▶ _Short exercise_
Only a number is wanted: how many lines in the listing contain the word "diagram"?

▶ _Exercise data_
----------

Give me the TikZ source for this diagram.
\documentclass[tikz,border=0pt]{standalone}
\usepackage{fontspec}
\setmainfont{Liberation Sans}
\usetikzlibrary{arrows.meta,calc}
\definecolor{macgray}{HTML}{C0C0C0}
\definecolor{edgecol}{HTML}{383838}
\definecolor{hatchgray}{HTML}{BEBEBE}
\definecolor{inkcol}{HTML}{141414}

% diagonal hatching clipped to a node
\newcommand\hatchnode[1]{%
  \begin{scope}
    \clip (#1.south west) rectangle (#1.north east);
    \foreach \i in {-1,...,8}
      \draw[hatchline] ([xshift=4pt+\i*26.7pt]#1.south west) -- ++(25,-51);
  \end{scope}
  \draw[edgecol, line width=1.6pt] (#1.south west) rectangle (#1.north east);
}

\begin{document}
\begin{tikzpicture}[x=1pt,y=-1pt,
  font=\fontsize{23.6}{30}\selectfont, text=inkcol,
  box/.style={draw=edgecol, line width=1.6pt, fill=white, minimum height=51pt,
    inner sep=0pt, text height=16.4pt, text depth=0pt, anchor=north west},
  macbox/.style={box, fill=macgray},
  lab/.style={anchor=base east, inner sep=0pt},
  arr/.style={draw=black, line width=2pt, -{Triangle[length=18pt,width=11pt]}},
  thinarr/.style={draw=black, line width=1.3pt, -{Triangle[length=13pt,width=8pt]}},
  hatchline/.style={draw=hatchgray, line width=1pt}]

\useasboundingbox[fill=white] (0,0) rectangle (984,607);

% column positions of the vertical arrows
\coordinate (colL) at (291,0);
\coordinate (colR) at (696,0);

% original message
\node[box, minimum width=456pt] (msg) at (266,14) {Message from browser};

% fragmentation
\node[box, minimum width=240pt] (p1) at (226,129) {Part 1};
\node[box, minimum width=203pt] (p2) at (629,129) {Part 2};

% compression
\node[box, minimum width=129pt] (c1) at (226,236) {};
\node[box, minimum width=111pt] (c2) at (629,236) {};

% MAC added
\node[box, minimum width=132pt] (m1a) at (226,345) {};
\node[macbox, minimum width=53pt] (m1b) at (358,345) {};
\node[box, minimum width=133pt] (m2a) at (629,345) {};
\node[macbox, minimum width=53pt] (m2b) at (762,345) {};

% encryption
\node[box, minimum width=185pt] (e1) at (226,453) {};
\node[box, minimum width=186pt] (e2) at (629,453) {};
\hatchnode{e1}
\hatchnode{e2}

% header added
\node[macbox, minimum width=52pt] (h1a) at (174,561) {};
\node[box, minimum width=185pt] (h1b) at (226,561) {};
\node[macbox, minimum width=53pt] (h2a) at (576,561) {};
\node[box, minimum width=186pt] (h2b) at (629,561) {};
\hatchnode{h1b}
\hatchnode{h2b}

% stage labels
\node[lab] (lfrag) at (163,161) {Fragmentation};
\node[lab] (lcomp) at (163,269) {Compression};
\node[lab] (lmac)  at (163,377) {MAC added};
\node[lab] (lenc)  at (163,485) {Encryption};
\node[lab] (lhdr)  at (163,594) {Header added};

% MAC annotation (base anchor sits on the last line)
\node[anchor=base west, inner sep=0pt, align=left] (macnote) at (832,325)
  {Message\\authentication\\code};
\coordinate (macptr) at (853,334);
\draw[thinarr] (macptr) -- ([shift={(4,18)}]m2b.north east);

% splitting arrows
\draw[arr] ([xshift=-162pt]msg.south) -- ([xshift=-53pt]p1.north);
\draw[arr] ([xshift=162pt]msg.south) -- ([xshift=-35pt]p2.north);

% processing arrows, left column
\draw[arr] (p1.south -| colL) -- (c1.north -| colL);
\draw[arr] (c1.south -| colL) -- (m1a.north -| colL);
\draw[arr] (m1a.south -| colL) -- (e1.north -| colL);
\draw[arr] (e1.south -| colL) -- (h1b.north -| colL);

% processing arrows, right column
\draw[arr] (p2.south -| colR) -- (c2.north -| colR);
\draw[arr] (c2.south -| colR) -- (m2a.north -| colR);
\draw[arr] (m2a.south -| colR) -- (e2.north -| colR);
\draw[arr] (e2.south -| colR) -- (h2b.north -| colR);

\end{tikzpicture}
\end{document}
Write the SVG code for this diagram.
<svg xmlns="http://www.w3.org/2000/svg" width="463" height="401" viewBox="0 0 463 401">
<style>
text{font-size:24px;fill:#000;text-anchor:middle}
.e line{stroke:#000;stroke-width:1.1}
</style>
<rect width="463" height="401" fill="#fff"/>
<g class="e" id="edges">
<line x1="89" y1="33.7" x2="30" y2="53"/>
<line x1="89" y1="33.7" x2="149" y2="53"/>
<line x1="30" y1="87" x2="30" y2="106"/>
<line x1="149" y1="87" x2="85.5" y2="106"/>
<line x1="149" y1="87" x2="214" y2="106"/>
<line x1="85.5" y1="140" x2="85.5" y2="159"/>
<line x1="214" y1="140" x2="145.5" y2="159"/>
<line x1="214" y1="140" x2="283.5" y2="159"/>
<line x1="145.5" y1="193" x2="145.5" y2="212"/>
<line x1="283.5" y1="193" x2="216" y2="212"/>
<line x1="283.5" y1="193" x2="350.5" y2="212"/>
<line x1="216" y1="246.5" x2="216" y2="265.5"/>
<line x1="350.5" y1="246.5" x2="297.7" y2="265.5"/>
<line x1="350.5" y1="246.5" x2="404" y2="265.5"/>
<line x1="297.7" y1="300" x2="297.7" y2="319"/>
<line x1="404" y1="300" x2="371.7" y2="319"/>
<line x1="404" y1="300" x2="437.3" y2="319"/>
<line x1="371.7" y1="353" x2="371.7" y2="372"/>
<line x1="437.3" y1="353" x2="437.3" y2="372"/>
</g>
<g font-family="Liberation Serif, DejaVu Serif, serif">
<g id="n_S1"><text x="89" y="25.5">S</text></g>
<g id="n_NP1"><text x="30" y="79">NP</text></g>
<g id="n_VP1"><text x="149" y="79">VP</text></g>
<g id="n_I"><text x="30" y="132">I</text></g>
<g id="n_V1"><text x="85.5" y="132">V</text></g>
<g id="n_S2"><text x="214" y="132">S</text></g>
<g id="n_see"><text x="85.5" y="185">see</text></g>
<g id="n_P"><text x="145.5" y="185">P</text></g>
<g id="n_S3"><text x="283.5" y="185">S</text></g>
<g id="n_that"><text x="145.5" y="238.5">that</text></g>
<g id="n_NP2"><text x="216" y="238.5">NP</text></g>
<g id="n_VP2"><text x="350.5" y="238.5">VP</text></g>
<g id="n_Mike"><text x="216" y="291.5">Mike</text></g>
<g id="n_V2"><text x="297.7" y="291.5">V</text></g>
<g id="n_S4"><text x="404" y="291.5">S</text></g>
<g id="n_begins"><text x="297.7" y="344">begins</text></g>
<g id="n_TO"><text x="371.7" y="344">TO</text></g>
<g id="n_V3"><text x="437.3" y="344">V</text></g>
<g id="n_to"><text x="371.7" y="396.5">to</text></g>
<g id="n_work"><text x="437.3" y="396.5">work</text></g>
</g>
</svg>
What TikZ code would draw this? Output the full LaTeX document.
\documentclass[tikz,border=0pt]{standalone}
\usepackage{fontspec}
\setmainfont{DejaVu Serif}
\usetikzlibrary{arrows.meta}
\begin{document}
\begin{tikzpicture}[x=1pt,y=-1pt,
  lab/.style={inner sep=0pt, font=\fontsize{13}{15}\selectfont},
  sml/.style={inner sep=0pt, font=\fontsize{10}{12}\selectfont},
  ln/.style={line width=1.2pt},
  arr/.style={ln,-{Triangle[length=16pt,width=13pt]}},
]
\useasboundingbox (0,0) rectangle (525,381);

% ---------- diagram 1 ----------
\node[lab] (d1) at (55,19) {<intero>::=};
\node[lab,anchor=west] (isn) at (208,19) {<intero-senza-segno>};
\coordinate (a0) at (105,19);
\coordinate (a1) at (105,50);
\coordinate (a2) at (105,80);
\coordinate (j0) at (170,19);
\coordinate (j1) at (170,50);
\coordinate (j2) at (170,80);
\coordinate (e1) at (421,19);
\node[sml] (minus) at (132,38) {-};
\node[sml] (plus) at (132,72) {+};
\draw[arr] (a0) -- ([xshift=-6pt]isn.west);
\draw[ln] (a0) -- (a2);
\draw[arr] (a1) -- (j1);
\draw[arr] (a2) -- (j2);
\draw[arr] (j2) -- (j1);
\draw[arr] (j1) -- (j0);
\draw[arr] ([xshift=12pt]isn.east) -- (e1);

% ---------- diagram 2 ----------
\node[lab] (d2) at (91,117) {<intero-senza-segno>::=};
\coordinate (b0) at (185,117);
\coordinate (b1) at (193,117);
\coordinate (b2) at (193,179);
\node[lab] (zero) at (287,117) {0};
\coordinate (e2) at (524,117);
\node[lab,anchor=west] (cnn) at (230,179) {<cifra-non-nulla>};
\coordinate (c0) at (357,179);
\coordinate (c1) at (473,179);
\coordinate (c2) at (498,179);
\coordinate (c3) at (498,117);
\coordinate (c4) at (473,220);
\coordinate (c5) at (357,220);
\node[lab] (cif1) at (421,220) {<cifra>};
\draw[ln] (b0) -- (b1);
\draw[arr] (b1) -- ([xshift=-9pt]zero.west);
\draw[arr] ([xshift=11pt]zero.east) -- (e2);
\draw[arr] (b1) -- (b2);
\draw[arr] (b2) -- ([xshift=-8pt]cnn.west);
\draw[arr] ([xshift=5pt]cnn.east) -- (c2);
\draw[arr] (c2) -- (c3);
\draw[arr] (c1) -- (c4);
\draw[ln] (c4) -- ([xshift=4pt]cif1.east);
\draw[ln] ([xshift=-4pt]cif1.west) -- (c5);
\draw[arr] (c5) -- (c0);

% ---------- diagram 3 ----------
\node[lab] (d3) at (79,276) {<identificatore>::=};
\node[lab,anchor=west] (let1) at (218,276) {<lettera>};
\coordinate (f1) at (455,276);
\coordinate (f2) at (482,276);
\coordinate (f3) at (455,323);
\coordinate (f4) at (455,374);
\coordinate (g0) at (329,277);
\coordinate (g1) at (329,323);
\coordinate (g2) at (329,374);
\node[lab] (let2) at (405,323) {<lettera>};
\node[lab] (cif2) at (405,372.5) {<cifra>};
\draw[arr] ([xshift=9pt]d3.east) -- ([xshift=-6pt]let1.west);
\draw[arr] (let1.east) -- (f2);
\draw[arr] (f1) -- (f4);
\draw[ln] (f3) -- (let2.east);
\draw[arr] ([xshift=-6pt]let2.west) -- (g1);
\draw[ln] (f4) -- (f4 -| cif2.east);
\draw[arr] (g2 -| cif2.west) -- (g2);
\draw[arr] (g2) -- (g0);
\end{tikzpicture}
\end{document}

----------

▶ _Solved problem_
5